■ **Figure scripts**
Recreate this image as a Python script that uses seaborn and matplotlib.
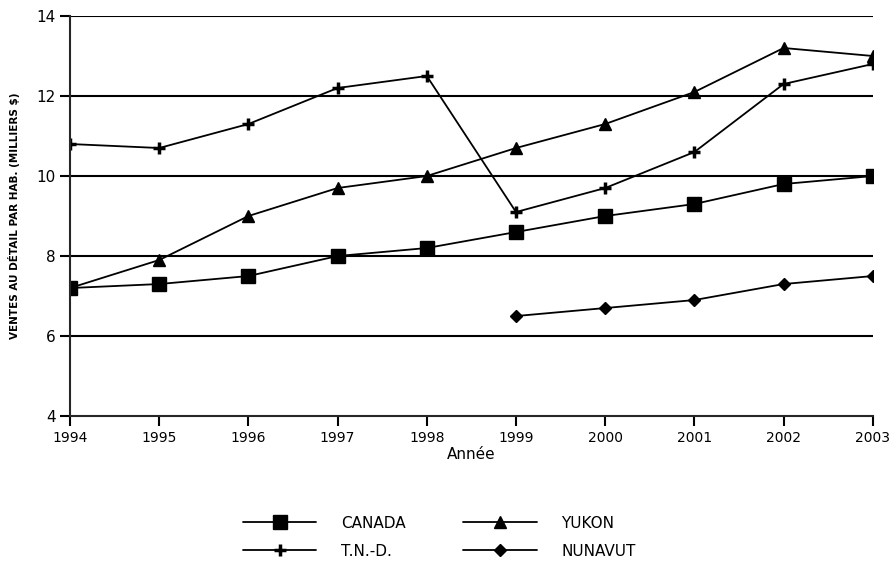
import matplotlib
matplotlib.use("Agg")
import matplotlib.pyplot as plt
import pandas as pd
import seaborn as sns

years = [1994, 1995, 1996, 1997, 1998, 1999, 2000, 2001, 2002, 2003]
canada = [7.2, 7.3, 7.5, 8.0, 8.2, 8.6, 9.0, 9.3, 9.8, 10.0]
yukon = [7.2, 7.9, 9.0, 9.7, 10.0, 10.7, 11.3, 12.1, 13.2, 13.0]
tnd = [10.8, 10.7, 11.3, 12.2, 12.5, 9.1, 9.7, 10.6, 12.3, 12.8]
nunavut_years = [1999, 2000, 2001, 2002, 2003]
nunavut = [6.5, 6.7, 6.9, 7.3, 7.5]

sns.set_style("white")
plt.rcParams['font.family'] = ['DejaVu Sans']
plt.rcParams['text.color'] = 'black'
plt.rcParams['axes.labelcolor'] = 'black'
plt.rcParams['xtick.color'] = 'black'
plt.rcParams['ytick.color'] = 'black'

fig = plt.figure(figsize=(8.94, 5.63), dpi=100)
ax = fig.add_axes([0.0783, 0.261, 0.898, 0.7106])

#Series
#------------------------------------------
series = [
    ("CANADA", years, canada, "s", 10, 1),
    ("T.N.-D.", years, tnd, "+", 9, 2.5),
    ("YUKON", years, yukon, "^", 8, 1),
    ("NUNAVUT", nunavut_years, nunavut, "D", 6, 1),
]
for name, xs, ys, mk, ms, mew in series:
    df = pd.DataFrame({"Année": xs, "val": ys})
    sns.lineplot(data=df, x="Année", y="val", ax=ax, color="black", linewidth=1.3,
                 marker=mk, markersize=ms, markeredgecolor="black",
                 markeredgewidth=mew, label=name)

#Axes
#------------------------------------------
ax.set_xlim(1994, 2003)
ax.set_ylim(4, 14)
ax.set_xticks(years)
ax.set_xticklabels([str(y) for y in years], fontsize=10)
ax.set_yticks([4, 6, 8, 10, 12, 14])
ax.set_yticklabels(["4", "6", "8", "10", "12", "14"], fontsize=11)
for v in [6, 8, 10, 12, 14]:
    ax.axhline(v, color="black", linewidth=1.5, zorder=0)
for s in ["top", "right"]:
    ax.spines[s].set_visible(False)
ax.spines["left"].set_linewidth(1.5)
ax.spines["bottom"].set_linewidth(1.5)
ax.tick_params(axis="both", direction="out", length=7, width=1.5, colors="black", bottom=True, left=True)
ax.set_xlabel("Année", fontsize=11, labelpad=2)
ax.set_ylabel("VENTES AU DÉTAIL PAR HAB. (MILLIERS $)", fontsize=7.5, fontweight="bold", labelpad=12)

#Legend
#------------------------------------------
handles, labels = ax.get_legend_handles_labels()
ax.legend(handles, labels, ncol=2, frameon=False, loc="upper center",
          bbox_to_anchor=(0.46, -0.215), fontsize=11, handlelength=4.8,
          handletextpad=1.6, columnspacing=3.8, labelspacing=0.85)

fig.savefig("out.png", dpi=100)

* * *

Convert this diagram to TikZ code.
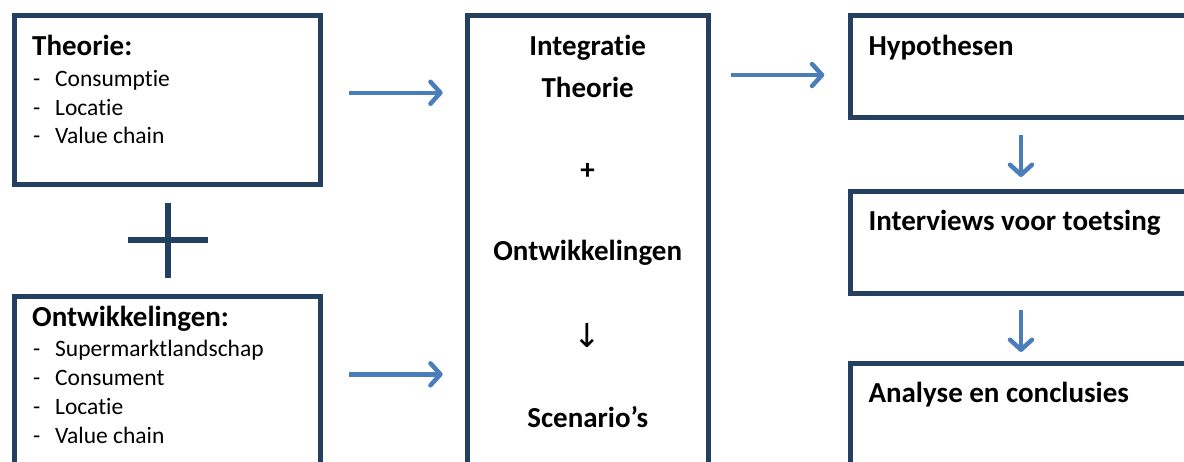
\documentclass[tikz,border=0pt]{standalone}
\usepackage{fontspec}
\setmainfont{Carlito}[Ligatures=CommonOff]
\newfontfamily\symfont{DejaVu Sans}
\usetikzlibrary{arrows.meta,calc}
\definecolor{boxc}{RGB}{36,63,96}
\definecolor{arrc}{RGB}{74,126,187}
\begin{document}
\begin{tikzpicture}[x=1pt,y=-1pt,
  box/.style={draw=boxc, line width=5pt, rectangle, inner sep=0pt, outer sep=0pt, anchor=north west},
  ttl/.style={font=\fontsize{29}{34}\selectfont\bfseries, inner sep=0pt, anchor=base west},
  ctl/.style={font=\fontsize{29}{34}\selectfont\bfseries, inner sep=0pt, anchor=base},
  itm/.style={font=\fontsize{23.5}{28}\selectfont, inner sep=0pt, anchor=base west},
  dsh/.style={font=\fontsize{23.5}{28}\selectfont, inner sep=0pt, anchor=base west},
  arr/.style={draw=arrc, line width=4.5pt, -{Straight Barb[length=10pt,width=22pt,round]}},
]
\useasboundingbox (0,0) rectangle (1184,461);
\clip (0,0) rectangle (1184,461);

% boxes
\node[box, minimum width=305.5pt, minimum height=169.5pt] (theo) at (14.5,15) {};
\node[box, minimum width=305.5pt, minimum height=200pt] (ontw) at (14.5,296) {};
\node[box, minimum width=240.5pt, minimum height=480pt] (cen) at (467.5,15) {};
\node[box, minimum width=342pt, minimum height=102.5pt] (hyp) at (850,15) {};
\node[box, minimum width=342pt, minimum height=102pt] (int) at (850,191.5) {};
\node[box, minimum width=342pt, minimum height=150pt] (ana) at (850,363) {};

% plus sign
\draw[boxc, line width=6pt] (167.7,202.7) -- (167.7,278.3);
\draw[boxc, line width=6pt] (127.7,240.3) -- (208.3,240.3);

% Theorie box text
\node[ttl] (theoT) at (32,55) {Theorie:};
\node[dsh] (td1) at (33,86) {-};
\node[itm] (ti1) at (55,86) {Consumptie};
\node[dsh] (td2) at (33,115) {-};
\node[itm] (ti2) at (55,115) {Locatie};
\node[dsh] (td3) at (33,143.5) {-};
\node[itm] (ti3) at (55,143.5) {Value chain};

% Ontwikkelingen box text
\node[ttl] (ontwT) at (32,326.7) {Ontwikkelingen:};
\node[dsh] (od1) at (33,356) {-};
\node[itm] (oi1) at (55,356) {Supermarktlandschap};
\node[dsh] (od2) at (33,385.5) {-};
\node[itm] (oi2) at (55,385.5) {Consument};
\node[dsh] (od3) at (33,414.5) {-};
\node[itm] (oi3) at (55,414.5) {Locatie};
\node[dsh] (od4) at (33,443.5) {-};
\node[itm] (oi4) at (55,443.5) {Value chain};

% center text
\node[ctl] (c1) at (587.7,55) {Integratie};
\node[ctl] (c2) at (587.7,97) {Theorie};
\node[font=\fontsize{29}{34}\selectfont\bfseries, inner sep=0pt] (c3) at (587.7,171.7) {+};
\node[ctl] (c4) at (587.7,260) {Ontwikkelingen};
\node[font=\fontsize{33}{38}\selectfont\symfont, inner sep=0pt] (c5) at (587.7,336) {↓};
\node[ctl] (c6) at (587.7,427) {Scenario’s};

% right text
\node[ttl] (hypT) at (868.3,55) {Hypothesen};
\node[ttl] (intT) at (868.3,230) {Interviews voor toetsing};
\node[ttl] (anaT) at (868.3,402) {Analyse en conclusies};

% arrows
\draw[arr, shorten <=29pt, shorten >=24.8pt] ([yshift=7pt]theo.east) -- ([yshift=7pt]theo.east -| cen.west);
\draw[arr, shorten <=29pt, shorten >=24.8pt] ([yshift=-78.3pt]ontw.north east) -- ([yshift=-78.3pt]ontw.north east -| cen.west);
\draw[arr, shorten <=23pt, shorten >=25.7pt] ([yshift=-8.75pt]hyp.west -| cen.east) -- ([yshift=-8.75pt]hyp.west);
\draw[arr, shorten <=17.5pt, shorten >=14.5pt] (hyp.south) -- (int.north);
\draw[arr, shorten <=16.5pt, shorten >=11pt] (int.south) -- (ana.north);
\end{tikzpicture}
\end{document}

==

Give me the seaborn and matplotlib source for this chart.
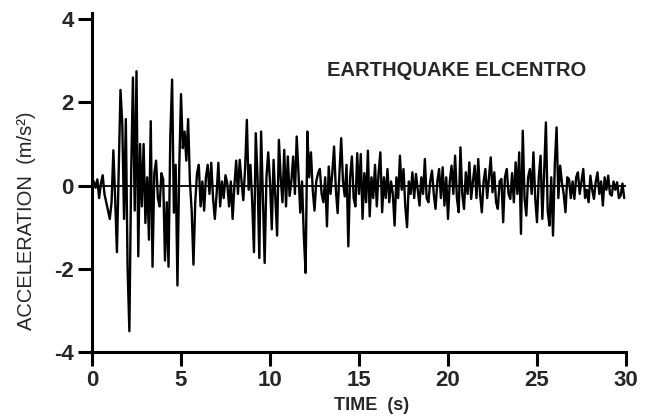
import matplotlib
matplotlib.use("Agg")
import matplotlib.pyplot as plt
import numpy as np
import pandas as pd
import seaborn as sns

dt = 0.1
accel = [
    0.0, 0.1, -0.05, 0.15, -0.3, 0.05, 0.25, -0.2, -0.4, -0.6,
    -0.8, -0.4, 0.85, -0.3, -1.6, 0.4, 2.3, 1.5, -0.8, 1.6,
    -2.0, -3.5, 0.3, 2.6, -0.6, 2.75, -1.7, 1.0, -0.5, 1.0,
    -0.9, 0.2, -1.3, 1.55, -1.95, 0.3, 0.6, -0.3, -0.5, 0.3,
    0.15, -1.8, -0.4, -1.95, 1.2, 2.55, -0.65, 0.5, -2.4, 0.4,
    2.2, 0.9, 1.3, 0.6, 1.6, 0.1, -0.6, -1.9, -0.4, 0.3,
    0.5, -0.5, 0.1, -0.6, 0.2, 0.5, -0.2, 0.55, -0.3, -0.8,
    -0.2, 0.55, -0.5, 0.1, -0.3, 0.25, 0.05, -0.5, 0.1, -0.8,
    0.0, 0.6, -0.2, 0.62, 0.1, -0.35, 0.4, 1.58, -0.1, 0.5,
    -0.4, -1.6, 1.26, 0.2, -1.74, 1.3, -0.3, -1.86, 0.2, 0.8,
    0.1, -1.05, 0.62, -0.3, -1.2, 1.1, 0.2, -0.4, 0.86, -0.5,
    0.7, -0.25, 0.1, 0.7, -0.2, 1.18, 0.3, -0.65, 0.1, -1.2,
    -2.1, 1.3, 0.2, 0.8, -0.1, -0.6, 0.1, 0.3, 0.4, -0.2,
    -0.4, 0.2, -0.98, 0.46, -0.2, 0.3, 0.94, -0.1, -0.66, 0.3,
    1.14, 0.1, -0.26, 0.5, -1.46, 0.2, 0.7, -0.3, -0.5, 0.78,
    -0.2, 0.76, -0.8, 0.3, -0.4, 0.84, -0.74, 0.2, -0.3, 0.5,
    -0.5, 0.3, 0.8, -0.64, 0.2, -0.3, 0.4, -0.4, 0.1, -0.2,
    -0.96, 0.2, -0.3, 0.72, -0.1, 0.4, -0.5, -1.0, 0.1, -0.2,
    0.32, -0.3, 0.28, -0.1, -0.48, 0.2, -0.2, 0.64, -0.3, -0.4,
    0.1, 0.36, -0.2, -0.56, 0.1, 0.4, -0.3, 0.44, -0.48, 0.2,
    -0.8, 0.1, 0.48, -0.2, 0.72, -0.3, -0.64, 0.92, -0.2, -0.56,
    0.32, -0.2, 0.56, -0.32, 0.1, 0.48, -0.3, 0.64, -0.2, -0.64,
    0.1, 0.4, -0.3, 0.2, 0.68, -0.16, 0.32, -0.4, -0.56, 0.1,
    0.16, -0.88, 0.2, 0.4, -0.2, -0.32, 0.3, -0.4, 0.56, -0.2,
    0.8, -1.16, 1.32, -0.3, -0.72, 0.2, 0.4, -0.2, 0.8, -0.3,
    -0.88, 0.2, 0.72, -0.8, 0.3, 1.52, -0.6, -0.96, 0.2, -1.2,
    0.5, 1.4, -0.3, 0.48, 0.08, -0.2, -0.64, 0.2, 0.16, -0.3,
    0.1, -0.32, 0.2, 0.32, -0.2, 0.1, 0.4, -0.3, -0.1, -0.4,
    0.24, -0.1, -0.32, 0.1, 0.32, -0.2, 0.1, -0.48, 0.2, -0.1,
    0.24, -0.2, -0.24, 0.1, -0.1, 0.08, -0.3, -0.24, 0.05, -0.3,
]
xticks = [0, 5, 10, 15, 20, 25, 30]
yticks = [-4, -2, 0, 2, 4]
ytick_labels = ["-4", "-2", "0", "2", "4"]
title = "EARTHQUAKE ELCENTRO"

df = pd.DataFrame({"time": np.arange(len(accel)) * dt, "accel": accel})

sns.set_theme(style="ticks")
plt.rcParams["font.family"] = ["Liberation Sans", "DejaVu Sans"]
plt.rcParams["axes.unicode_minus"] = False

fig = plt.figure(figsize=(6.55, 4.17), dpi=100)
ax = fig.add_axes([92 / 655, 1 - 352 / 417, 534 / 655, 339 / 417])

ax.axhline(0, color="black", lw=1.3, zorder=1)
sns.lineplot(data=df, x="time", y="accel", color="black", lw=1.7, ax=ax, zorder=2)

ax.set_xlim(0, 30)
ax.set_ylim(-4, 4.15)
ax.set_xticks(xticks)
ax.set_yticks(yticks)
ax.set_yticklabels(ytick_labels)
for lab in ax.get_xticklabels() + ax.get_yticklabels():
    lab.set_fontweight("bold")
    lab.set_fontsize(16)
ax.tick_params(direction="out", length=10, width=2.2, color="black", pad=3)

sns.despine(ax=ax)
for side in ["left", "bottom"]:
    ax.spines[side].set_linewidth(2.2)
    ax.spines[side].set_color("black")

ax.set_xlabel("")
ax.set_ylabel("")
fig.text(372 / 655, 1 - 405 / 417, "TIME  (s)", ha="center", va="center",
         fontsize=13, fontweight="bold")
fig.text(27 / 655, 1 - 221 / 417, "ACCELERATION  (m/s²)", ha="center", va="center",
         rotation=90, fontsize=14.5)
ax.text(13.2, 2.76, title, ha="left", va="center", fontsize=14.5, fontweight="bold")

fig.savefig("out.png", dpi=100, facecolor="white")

■ **Written request**
Print out, exactly and with nothing added, the lines starting at the line holding "Recreate this image" and ending at the line holding "markeredgewidth=mew, label=name)", minus any pictures.

■ **Result of the exercise**
Recreate this image as a Python script that uses seaborn and matplotlib.
import matplotlib
matplotlib.use("Agg")
import matplotlib.pyplot as plt
import pandas as pd
import seaborn as sns

years = [1994, 1995, 1996, 1997, 1998, 1999, 2000, 2001, 2002, 2003]
canada = [7.2, 7.3, 7.5, 8.0, 8.2, 8.6, 9.0, 9.3, 9.8, 10.0]
yukon = [7.2, 7.9, 9.0, 9.7, 10.0, 10.7, 11.3, 12.1, 13.2, 13.0]
tnd = [10.8, 10.7, 11.3, 12.2, 12.5, 9.1, 9.7, 10.6, 12.3, 12.8]
nunavut_years = [1999, 2000, 2001, 2002, 2003]
nunavut = [6.5, 6.7, 6.9, 7.3, 7.5]

sns.set_style("white")
plt.rcParams['font.family'] = ['DejaVu Sans']
plt.rcParams['text.color'] = 'black'
plt.rcParams['axes.labelcolor'] = 'black'
plt.rcParams['xtick.color'] = 'black'
plt.rcParams['ytick.color'] = 'black'

fig = plt.figure(figsize=(8.94, 5.63), dpi=100)
ax = fig.add_axes([0.0783, 0.261, 0.898, 0.7106])

#Series
#------------------------------------------
series = [
    ("CANADA", years, canada, "s", 10, 1),
    ("T.N.-D.", years, tnd, "+", 9, 2.5),
    ("YUKON", years, yukon, "^", 8, 1),
    ("NUNAVUT", nunavut_years, nunavut, "D", 6, 1),
]
for name, xs, ys, mk, ms, mew in series:
    df = pd.DataFrame({"Année": xs, "val": ys})
    sns.lineplot(data=df, x="Année", y="val", ax=ax, color="black", linewidth=1.3,
                 marker=mk, markersize=ms, markeredgecolor="black",
                 markeredgewidth=mew, label=name)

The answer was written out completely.